* [TASK DETAILS] Copy out each line exactly; pictures stay out of the copy.

>>>

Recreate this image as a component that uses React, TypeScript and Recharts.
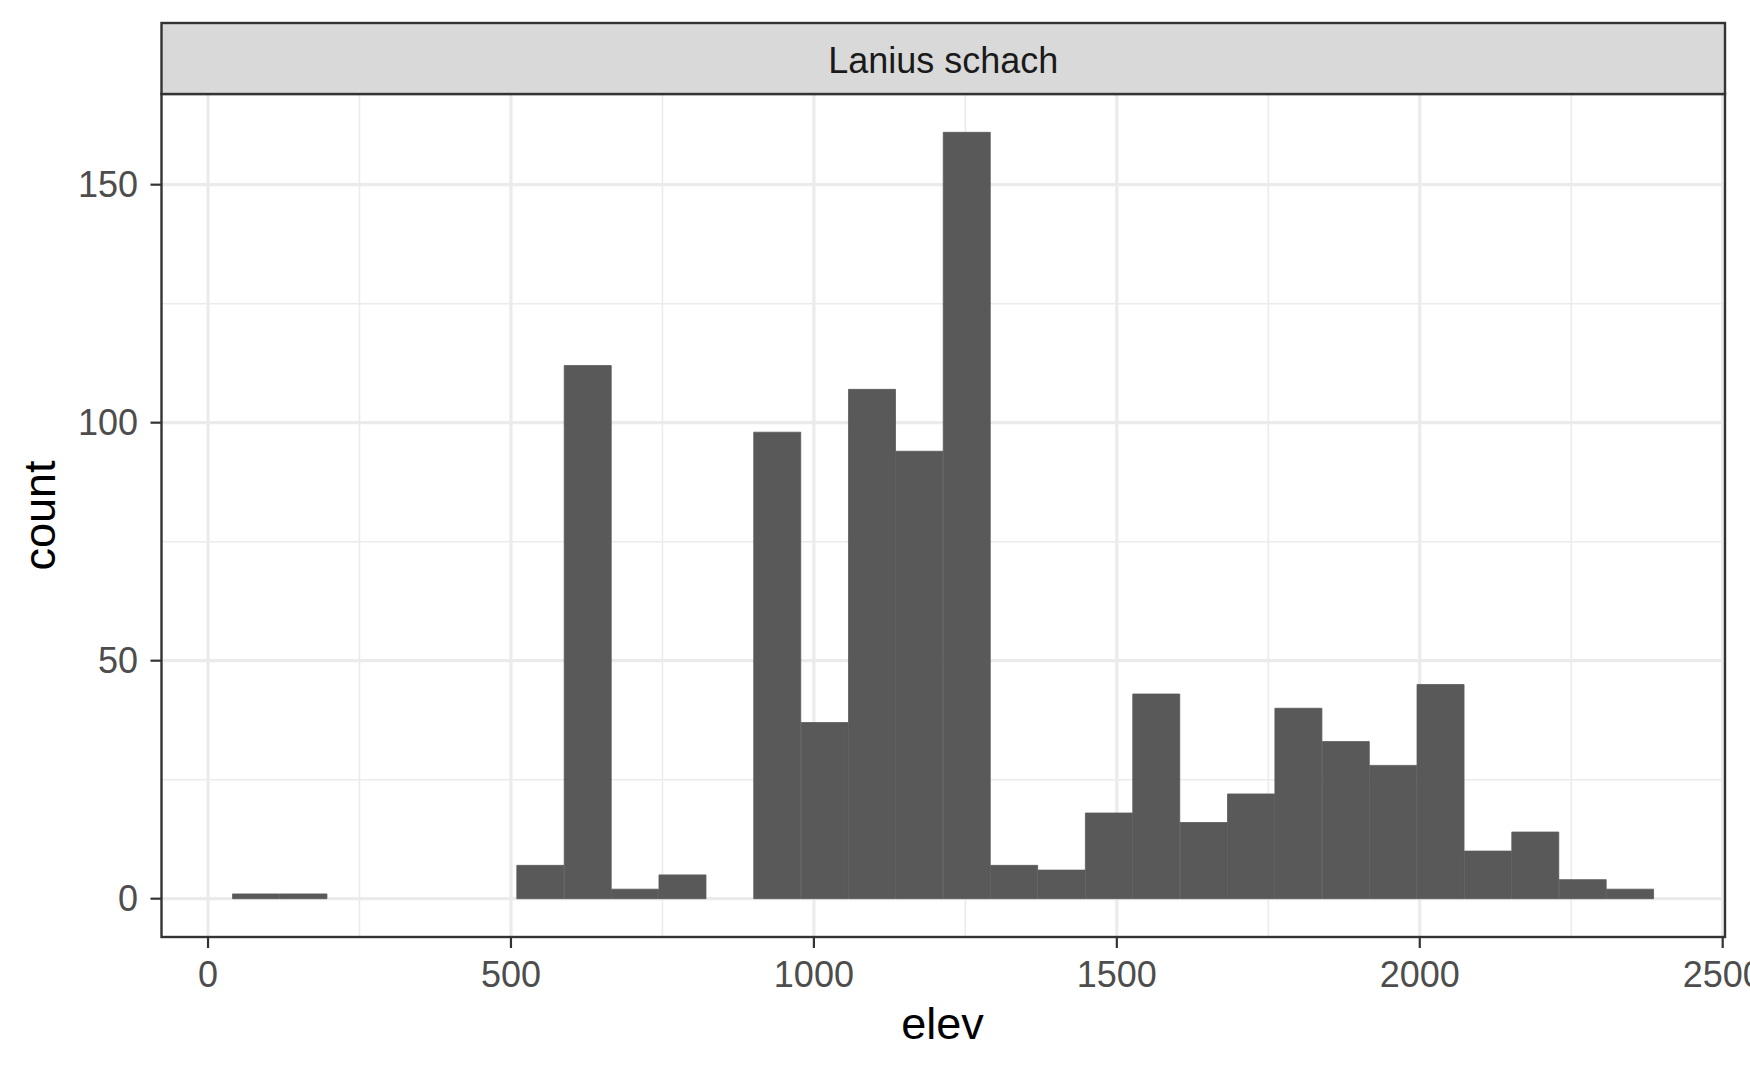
import React from 'react';
import { ComposedChart, Bar, XAxis, YAxis, CartesianGrid, Customized } from 'recharts';

// Histogram bins (centers of 30 bins of elevation) and counts
const binCenters = [
  79.6, 157.8, 236.0, 314.2, 392.4, 470.6, 548.8, 627.0, 705.2, 783.4,
  861.6, 939.8, 1018.0, 1096.2, 1174.4, 1252.6, 1330.8, 1409.0, 1487.2, 1565.4,
  1643.6, 1721.8, 1800.0, 1878.2, 1956.4, 2034.6, 2112.8, 2191.0, 2269.2, 2347.4,
];
const counts = [
  1, 1, 0, 0, 0, 0, 7, 112, 2, 5,
  0, 98, 37, 107, 94, 161, 7, 6, 18, 43,
  16, 22, 40, 33, 28, 45, 10, 14, 4, 2,
];
const xTicks = [0, 500, 1000, 1500, 2000, 2500];
const xMinor = [250, 750, 1250, 1750, 2250];
const yTicks = [0, 50, 100, 150];
const yMinor = [25, 75, 125];
const xDomain = [-76.8, 2503.8];
const yDomain = [-8.05, 169.05];
const panelTitle = 'Lanius schach';
const xTitle = 'elev';
const yTitle = 'count';

const data = binCenters.map((c, i) => ({ elev: c, count: counts[i] }));

const W = 1750;
const H = 1071;
const PL = 161.5;
const PR = 1725;
const PT = 94;
const PB = 937;
const FONT = '"Liberation Sans", Arial, sans-serif';

const Decor = () => (
  <g>
    <rect x={PL} y={PT} width={PR - PL} height={PB - PT} fill="none" stroke="#333333" strokeWidth={2.4} />
    <rect x={PL} y={23} width={PR - PL} height={PT - 23} fill="#D9D9D9" stroke="#333333" strokeWidth={2.4} />
    <text x={(PL + PR) / 2} y={72.7} textAnchor="middle" fontFamily={FONT} fontSize={36} fill="#1A1A1A">
      {panelTitle}
    </text>
    <text x={942.5} y={1039} textAnchor="middle" fontFamily={FONT} fontSize={45} fill="#000000">
      {xTitle}
    </text>
    <text x={55} y={515.5} textAnchor="middle" fontFamily={FONT} fontSize={45} fill="#000000"
      transform="rotate(-90 55 515.5)">
      {yTitle}
    </text>
  </g>
);

export default function App() {
  return (
    <div style={{ position: 'absolute', left: 0, top: 0, width: W, height: H, background: '#fff' }}>
      <ComposedChart
        width={W}
        height={H}
        data={data}
        margin={{ top: PT, right: W - PR, bottom: H - PB - 60, left: 0 }}
        barCategoryGap={0}
        barGap={0}
      >
        <CartesianGrid horizontalValues={yMinor} verticalValues={xMinor} stroke="#EBEBEB" strokeWidth={1.6} />
        <CartesianGrid horizontalValues={yTicks} verticalValues={xTicks} stroke="#EBEBEB" strokeWidth={3.2} />
        <XAxis
          type="number"
          dataKey="elev"
          domain={xDomain}
          allowDataOverflow
          ticks={xTicks}
          height={60}
          axisLine={false}
          tickSize={11}
          tickMargin={13}
          tickLine={{ stroke: '#333333', strokeWidth: 2.2 }}
          tick={{ fill: '#4D4D4D', fontSize: 36, fontFamily: FONT }}
          interval={0}
        />
        <YAxis
          type="number"
          domain={yDomain}
          allowDataOverflow
          ticks={yTicks}
          width={PL}
          axisLine={false}
          tickSize={11}
          tickMargin={12.5}
          tickLine={{ stroke: '#333333', strokeWidth: 2.2 }}
          tick={{ fill: '#4D4D4D', fontSize: 36, fontFamily: FONT }}
          interval={0}
        />
        <Bar dataKey="count" fill="#595959" stroke="#595959" strokeWidth={0.8} isAnimationActive={false} />
        <Customized component={Decor} />
      </ComposedChart>
    </div>
  );
}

<<<

* [PROBLEM SOLUTION]
Recreate this image as a component that uses React, TypeScript and Recharts.
import React from 'react';
import { ComposedChart, Bar, XAxis, YAxis, CartesianGrid, Customized } from 'recharts';

// Histogram bins (centers of 30 bins of elevation) and counts
const binCenters = [
  79.6, 157.8, 236.0, 314.2, 392.4, 470.6, 548.8, 627.0, 705.2, 783.4,
  861.6, 939.8, 1018.0, 1096.2, 1174.4, 1252.6, 1330.8, 1409.0, 1487.2, 1565.4,
  1643.6, 1721.8, 1800.0, 1878.2, 1956.4, 2034.6, 2112.8, 2191.0, 2269.2, 2347.4,
];
const counts = [
  1, 1, 0, 0, 0, 0, 7, 112, 2, 5,
  0, 98, 37, 107, 94, 161, 7, 6, 18, 43,
  16, 22, 40, 33, 28, 45, 10, 14, 4, 2,
];
const xTicks = [0, 500, 1000, 1500, 2000, 2500];
const xMinor = [250, 750, 1250, 1750, 2250];
const yTicks = [0, 50, 100, 150];
const yMinor = [25, 75, 125];
const xDomain = [-76.8, 2503.8];
const yDomain = [-8.05, 169.05];
const panelTitle = 'Lanius schach';
const xTitle = 'elev';
const yTitle = 'count';

const data = binCenters.map((c, i) => ({ elev: c, count: counts[i] }));

const W = 1750;
const H = 1071;
const PL = 161.5;
const PR = 1725;
const PT = 94;
const PB = 937;
const FONT = '"Liberation Sans", Arial, sans-serif';

const Decor = () => (
  <g>
    <rect x={PL} y={PT} width={PR - PL} height={PB - PT} fill="none" stroke="#333333" strokeWidth={2.4} />
    <rect x={PL} y={23} width={PR - PL} height={PT - 23} fill="#D9D9D9" stroke="#333333" strokeWidth={2.4} />
    <text x={(PL + PR) / 2} y={72.7} textAnchor="middle" fontFamily={FONT} fontSize={36} fill="#1A1A1A">
      {panelTitle}
    </text>
    <text x={942.5} y={1039} textAnchor="middle" fontFamily={FONT} fontSize={45} fill="#000000">
      {xTitle}
    </text>
    <text x={55} y={515.5} textAnchor="middle" fontFamily={FONT} fontSize={45} fill="#000000"
      transform="rotate(-90 55 515.5)">
      {yTitle}
    </text>
  </g>
);

export default function App() {
  return (
    <div style={{ position: 'absolute', left: 0, top: 0, width: W, height: H, background: '#fff' }}>
      <ComposedChart
        width={W}
        height={H}
        data={data}
        margin={{ top: PT, right: W - PR, bottom: H - PB - 60, left: 0 }}
        barCategoryGap={0}
        barGap={0}
      >
        <CartesianGrid horizontalValues={yMinor} verticalValues={xMinor} stroke="#EBEBEB" strokeWidth={1.6} />
        <CartesianGrid horizontalValues={yTicks} verticalValues={xTicks} stroke="#EBEBEB" strokeWidth={3.2} />
        <XAxis
          type="number"
          dataKey="elev"
          domain={xDomain}
          allowDataOverflow
          ticks={xTicks}
          height={60}
          axisLine={false}
          tickSize={11}
          tickMargin={13}
          tickLine={{ stroke: '#333333', strokeWidth: 2.2 }}
          tick={{ fill: '#4D4D4D', fontSize: 36, fontFamily: FONT }}
          interval={0}
        />
        <YAxis
          type="number"
          domain={yDomain}
          allowDataOverflow
          ticks={yTicks}
          width={PL}
          axisLine={false}
          tickSize={11}
          tickMargin={12.5}
          tickLine={{ stroke: '#333333', strokeWidth: 2.2 }}
          tick={{ fill: '#4D4D4D', fontSize: 36, fontFamily: FONT }}
          interval={0}
        />
        <Bar dataKey="count" fill="#595959" stroke="#595959" strokeWidth={0.8} isAnimationActive={false} />
        <Customized component={Decor} />
      </ComposedChart>
    </div>
  );
}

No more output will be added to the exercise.